Assim, no âmbito interno e administrativo, não tendo vinculação direta com qualquer dos ramos dos Ministérios Públicos dos entes federativos, mas sendo por eles composto, o CNMP possui isenção suficiente para definir, segundo as normas em que se estrutura a instituição, qual agente do Ministério Público tem aptidão para a condução de determinado inquérito civil, inclusive porque, nos termos do § 2º do art. 130-A, é sua competência o controle da atuação administrativa do Ministério Público e do
cumprimento dos deveres funcionais de seus membros, cabendo-lhe, inclusive, zelar pela autonomia funcional e administrativa do Ministério Público, bem como pela legalidade dos atos administrativos praticados por membros ou órgãos do Ministério Público da União e dos Estados, entre eles, aqueles atos que deram ensejo ao conflito de atribuições.

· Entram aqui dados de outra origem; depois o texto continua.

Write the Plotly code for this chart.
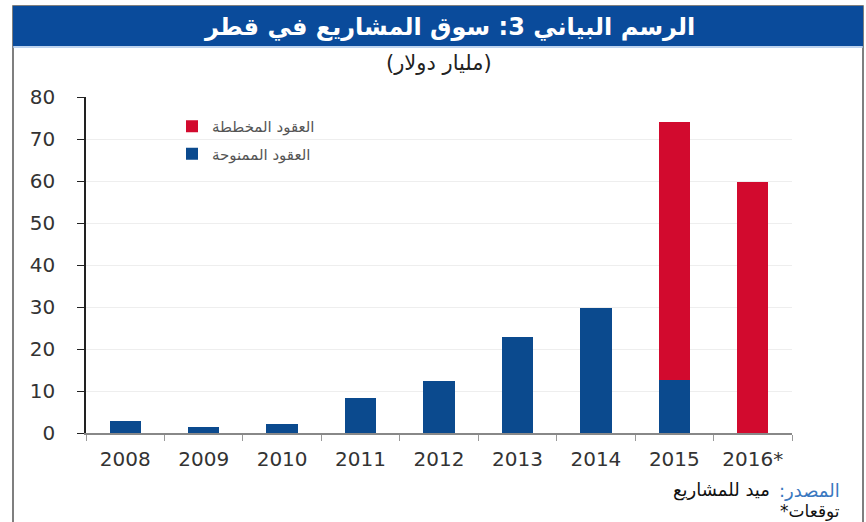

A interpretação sistemática dos preceitos constitucionais da Instituição, portanto, aponta a competência do Conselho Nacional do Ministério Público para dirimir essa modalidade de conflito de atribuição com fundamento no artigo 130-A, § 2º, e incisos I e II, da Constituição Federal.
Com amparo nesses preceitos constitucionais, estaria o referido órgão colegiado, ao dirimir o conflito de atribuição, exercendo o controle da atuação administrativa do Ministério Público e, ao mesmo tempo, zelando pela autonomia funcional e independência da instituição.

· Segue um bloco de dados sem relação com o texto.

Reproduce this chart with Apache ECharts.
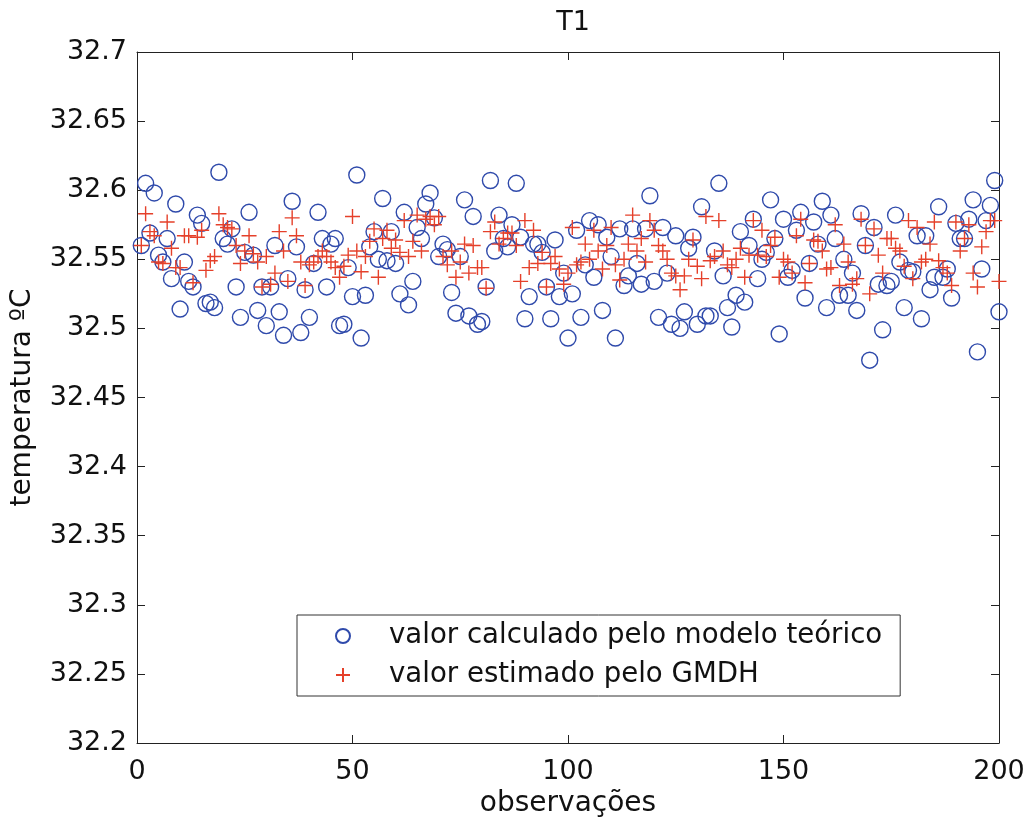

A solução de conflitos de atribuições entre ramos diversos dos Ministérios Públicos pelo CNMP é a mais adequada, pois reforça o mandamento constitucional que lhe atribuiu o controle da legalidade das ações administrativas dos membros e órgãos dos diversos ramos ministeriais, sem ingressar ou ferir a independência funcional.”

Entendimento vale tanto para conflitos entre MPE e MPF como também para conflitos entre Promotores de Estados diferentes
Vale ressaltar que o caso apreciado pelo STF dizia respeito a um conflito de atribuições entre um Procurador da República e um Promotor de Justiça. No entanto, pelos debates entre os Ministros, percebe-se que a solução adotada vale também para os conflitos envolvendo Promotores de Justiça de Estados-membros diferentes.

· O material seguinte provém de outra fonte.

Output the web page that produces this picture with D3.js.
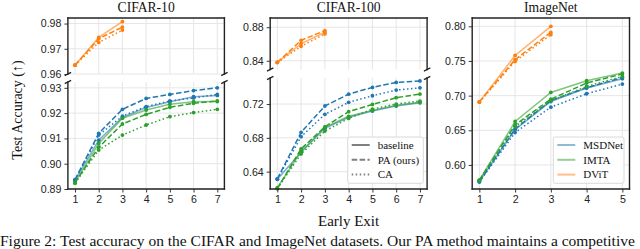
<!DOCTYPE html>
<html lang="en">
<head>
<meta charset="UTF-8">
<title>Early exit accuracy</title>
<script src="https://d3js.org/d3.v7.min.js"></script>
<style>
  body { margin: 0; background: #fff; }
  svg { display: block; font-family: "Liberation Serif", "DejaVu Serif", serif; }
  .tick text { font-size: 10.6px; fill: #222; }
</style>
</head>
<body>
<svg id="chart" width="640" height="249"></svg>
<script>
// exits and tick labels
const exitsCifar = [1, 2, 3, 4, 5, 6, 7];
const exitsDvit = [1, 2, 3];
const exitsImageNet = [1, 2, 3, 4, 5];
const variants = ["baseline", "PA (ours)", "CA"];
const models = ["MSDNet", "IMTA", "DViT"];

const c10TopTicks = [0.96, 0.97, 0.98];
const c10BottomTicks = [0.89, 0.90, 0.91, 0.92, 0.93];
const c100TopTicks = [0.84, 0.88];
const c100BottomTicks = [0.64, 0.68, 0.72];
const inTicks = [0.60, 0.65, 0.70, 0.75, 0.80];

// CIFAR-10
const c10MsdBase = [0.8935, 0.9093, 0.9183, 0.9222, 0.9245, 0.9265, 0.9270];
const c10MsdPA   = [0.8937, 0.9120, 0.9215, 0.9258, 0.9274, 0.9289, 0.9300];
const c10MsdCA   = [0.8935, 0.9113, 0.9188, 0.9226, 0.9248, 0.9260, 0.9274];
const c10ImtaBase = [0.8925, 0.9080, 0.9180, 0.9212, 0.9235, 0.9245, 0.9246];
const c10ImtaPA   = [0.8925, 0.9065, 0.9157, 0.9195, 0.9223, 0.9239, 0.9248];
const c10ImtaCA   = [0.8923, 0.9054, 0.9113, 0.9153, 0.9186, 0.9202, 0.9215];
const c10DvitBase = [0.9635, 0.9745, 0.9808];
const c10DvitPA   = [0.9635, 0.9740, 0.9786];
const c10DvitCA   = [0.9635, 0.9725, 0.9774];

// CIFAR-100
const c100MsdBase = [0.6310, 0.6630, 0.6913, 0.7043, 0.7117, 0.7176, 0.7215];
const c100MsdPA   = [0.6315, 0.6865, 0.7177, 0.7317, 0.7397, 0.7456, 0.7473];
const c100MsdCA   = [0.6310, 0.6814, 0.7078, 0.7220, 0.7298, 0.7365, 0.7392];
const c100ImtaBase = [0.6210, 0.6640, 0.6925, 0.7055, 0.7125, 0.7185, 0.7220];
const c100ImtaPA   = [0.6200, 0.6670, 0.6930, 0.7110, 0.7195, 0.7275, 0.7318];
const c100ImtaCA   = [0.6200, 0.6610, 0.6880, 0.7030, 0.7140, 0.7200, 0.7235];
const c100DvitBase = [0.8380, 0.8605, 0.8740];
const c100DvitPA   = [0.8380, 0.8644, 0.8760];
const c100DvitCA   = [0.8380, 0.8573, 0.8720];

// ImageNet
const inMsdBase = [0.5760, 0.6510, 0.6915, 0.7110, 0.7244];
const inMsdPA   = [0.5760, 0.6520, 0.6930, 0.7115, 0.7260];
const inMsdCA   = [0.5755, 0.6467, 0.6834, 0.7027, 0.7167];
const inImtaBase = [0.5780, 0.6627, 0.7046, 0.7215, 0.7326];
const inImtaPA   = [0.5780, 0.6578, 0.6950, 0.7182, 0.7312];
const inImtaCA   = [0.5775, 0.6554, 0.6926, 0.7133, 0.7277];
const inDvitBase = [0.6910, 0.7580, 0.8000];
const inDvitPA   = [0.6910, 0.7520, 0.7913];
const inDvitCA   = [0.6905, 0.7494, 0.7880];

const color = { MSDNet: "#1f77b4", IMTA: "#2ca02c", DViT: "#ff7f0e" };
const dash = { "baseline": null, "PA (ours)": "5.5,2.4", "CA": "1.5,2.5" };

const svg = d3.select("#chart");
let clipId = 0;

// one axes section (a panel, or half of a broken panel)
function section(p, s) {
  const x = d3.scaleLinear().domain(p.xdom).range([p.x0, p.x1]);
  const y = d3.scaleLinear().domain(s.dom).range([s.y1, s.y0]);
  const g = svg.append("g");

  // grid
  g.selectAll(".gx").data(p.xticks).join("line")
    .attr("x1", d => x(d)).attr("x2", d => x(d))
    .attr("y1", s.y0).attr("y2", s.y1)
    .attr("stroke", "#e3e3e3").attr("stroke-width", 0.9);
  g.selectAll(".gy").data(s.ticks).join("line")
    .attr("x1", p.x0).attr("x2", p.x1)
    .attr("y1", d => y(d)).attr("y2", d => y(d))
    .attr("stroke", "#e3e3e3").attr("stroke-width", 0.9);

  // series
  const id = "clip" + (clipId++);
  svg.append("clipPath").attr("id", id).append("rect")
    .attr("x", p.x0).attr("y", s.y0 - 3).attr("width", p.x1 - p.x0).attr("height", s.y1 - s.y0 + 6);
  const plot = g.append("g").attr("clip-path", "url(#" + id + ")");
  s.series.forEach(se => {
    const pts = se.values.map((v, i) => [se.exits[i], v]);
    const line = d3.line().x(d => x(d[0])).y(d => y(d[1]));
    plot.append("path").datum(pts)
      .attr("d", line)
      .attr("fill", "none")
      .attr("stroke", color[se.model])
      .attr("stroke-width", 1.5)
      .attr("stroke-opacity", se.variant === "baseline" ? 0.6 : 1)
      .attr("stroke-dasharray", dash[se.variant]);
    plot.selectAll(null).data(pts).join("circle")
      .attr("cx", d => x(d[0])).attr("cy", d => y(d[1]))
      .attr("r", 1.9).attr("fill", color[se.model]);
  });

  // y axis
  const ya = g.append("g").attr("transform", `translate(${p.x0},0)`)
    .call(d3.axisLeft(y).tickValues(s.ticks).tickFormat(d3.format(".2f")).tickSize(3.5).tickPadding(3));
  ya.select(".domain").remove();
  ya.selectAll(".tick line").attr("stroke", "#222").attr("stroke-width", 0.9);

  // x axis only on bottom section
  if (s.bottom) {
    const xa = g.append("g").attr("transform", `translate(0,${s.y1})`)
      .call(d3.axisBottom(x).tickValues(p.xticks).tickFormat(d3.format("d")).tickSize(3.5).tickPadding(3));
    xa.select(".domain").remove();
    xa.selectAll(".tick line").attr("stroke", "#222").attr("stroke-width", 0.9);
  }

  // spines
  const sp = (x1, y1, x2, y2) => g.append("line")
    .attr("x1", x1).attr("y1", y1).attr("x2", x2).attr("y2", y2)
    .attr("stroke", "#222").attr("stroke-width", 1.4).attr("stroke-linecap", "square");
  sp(p.x0, s.y0, p.x0, s.y1);
  sp(p.x1, s.y0, p.x1, s.y1);
  if (s.top) sp(p.x0, s.y0, p.x1, s.y0);
  if (s.bottom) sp(p.x0, s.y1, p.x1, s.y1);

  // break marks
  const brk = (cx, cy) => g.append("line")
    .attr("x1", cx - 3.2).attr("y1", cy + 1.6).attr("x2", cx + 3.2).attr("y2", cy - 1.6)
    .attr("stroke", "#222").attr("stroke-width", 1.2);
  if (!s.top) { brk(p.x0, s.y0); brk(p.x1, s.y0); }
  if (!s.bottom) { brk(p.x0, s.y1); brk(p.x1, s.y1); }
}

function seriesOf(exits, model, arrs) {
  return arrs.map((a, i) => ({ exits: exits, model: model, variant: variants[i], values: a }));
}

const panels = [
  {
    title: "CIFAR-10", x0: 67.9, x1: 224.4, xdom: [0.7, 7.3], xticks: exitsCifar,
    sections: [
      { y0: 18, y1: 74, dom: [0.96, 0.9822], ticks: c10TopTicks, top: true,
        series: seriesOf(exitsDvit, "DViT", [c10DvitBase, c10DvitPA, c10DvitCA]) },
      { y0: 82, y1: 189, dom: [0.89, 0.9323], ticks: c10BottomTicks, bottom: true,
        series: seriesOf(exitsCifar, "MSDNet", [c10MsdBase, c10MsdPA, c10MsdCA])
          .concat(seriesOf(exitsCifar, "IMTA", [c10ImtaBase, c10ImtaPA, c10ImtaCA])) }
    ]
  },
  {
    title: "CIFAR-100", x0: 270.2, x1: 427.1, xdom: [0.7, 7.3], xticks: exitsCifar,
    sections: [
      { y0: 18, y1: 69.5, dom: [0.8296, 0.891], ticks: c100TopTicks, top: true,
        series: seriesOf(exitsDvit, "DViT", [c100DvitBase, c100DvitPA, c100DvitCA]) },
      { y0: 78, y1: 189, dom: [0.6195, 0.7508], ticks: c100BottomTicks, bottom: true,
        series: seriesOf(exitsCifar, "MSDNet", [c100MsdBase, c100MsdPA, c100MsdCA])
          .concat(seriesOf(exitsCifar, "IMTA", [c100ImtaBase, c100ImtaPA, c100ImtaCA])) }
    ]
  },
  {
    title: "ImageNet", x0: 472.2, x1: 629.5, xdom: [0.8, 5.2], xticks: exitsImageNet,
    sections: [
      { y0: 18, y1: 189, dom: [0.5653, 0.812], ticks: inTicks, top: true, bottom: true,
        series: seriesOf(exitsImageNet, "MSDNet", [inMsdBase, inMsdPA, inMsdCA])
          .concat(seriesOf(exitsImageNet, "IMTA", [inImtaBase, inImtaPA, inImtaCA]))
          .concat(seriesOf(exitsDvit, "DViT", [inDvitBase, inDvitPA, inDvitCA])) }
    ]
  }
];

panels.forEach(p => {
  p.sections.forEach(s => section(p, s));
  svg.append("text").attr("x", (p.x0 + p.x1) / 2).attr("y", 11.5)
    .attr("text-anchor", "middle").attr("font-size", 13.6).attr("fill", "#111").text(p.title);
});

// axis labels
svg.append("text").attr("transform", "translate(22,110) rotate(-90)")
  .attr("text-anchor", "middle").attr("font-size", 14).attr("fill", "#111").text("Test Accuracy (↑)");
svg.append("text").attr("x", 348.6).attr("y", 226)
  .attr("text-anchor", "middle").attr("font-size", 15).attr("fill", "#111").text("Early Exit");

// legends
function legend(x, y, w, h, items) {
  const g = svg.append("g");
  g.append("rect").attr("x", x).attr("y", y).attr("width", w).attr("height", h)
    .attr("rx", 2).attr("fill", "#fff").attr("fill-opacity", 0.85)
    .attr("stroke", "#d6d6d6").attr("stroke-width", 0.9);
  items.forEach((it, i) => {
    const yy = y + 8 + i * 14.8;
    g.append("line").attr("x1", x + 4).attr("x2", x + 22).attr("y1", yy).attr("y2", yy)
      .attr("stroke", it.color).attr("stroke-width", 2).attr("stroke-opacity", it.opacity)
      .attr("stroke-dasharray", it.dash);
    g.append("text").attr("x", x + 30).attr("y", yy + 3.8)
      .attr("font-size", 11).attr("fill", "#111").text(it.label);
  });
}
legend(347.7, 137, 75.6, 46.3, variants.map(v => ({ label: v, color: "#7f7f7f", opacity: 1, dash: dash[v] })));
legend(553.3, 137, 70.7, 46.3, models.map(m => ({ label: m, color: color[m], opacity: 0.5, dash: null })));

// caption (cut off at the bottom of the picture, as in the source figure)
svg.append("text").attr("x", 0).attr("y", 246).attr("font-size", 15.5).attr("fill", "#111")
  .text("Figure 2: Test accuracy on the CIFAR and ImageNet datasets. Our PA method maintains a competitive");
</script>
</body>
</html>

Se dois Promotores de Justiça de Estados diferentes divergirem quanto à atuação em um caso, este conflito de atribuições será dirimido pelo CNMP.

Resumindo:

QUEM DECIDE O CONFLITO DE ATRIBUIÇÕES ENTRE MEMBROS DO MINISTÉRIO PÚBLICO?
SITUAÇÃO
QUEM IRÁ DIRIMIR
MPE do Estado 1 x MPE do Estado 1
Procurador-Geral de Justiça do Estado 1
MPF x MPF
CCR, com recurso ao PGR
MPU (ramo 1) x MPU (ramo 2)
Procurador-Geral da República
MPE x MPF
CNMP
MPE do Estado 1 x MPE do Estado 2
CNMP

Inexistência de vinculação para o Poder Judiciário
Vale, por fim, uma observação. O Poder Judiciário não fica vinculado à decisão do CNMP.
Assim, suponhamos que, em um conflito de atribuições, o CNMP afirme que a atribuição para investigar e denunciar o réu é do Procurador da República.
Diante disso, o Procurador da República oferece denúncia na Justiça Federal. O Juiz Federal estará livre para reapreciar o tema e poderá entender que a competência não é da Justiça Federal, declinando a competência para a Justiça Estadual. Caso o Juiz de Direito concorde, seguirá no processamento do feito. Se discordar, deverá suscitar conflito de competência a ser dirimido pelo STJ (art. 105, I, “d”, da CF/88).
O certo é que a decisão do CNMP produz efeitos vinculantes apenas interna corporis, sendo uma decisão de cunho administrativo, não vinculando os juízos que irão apreciar a causa.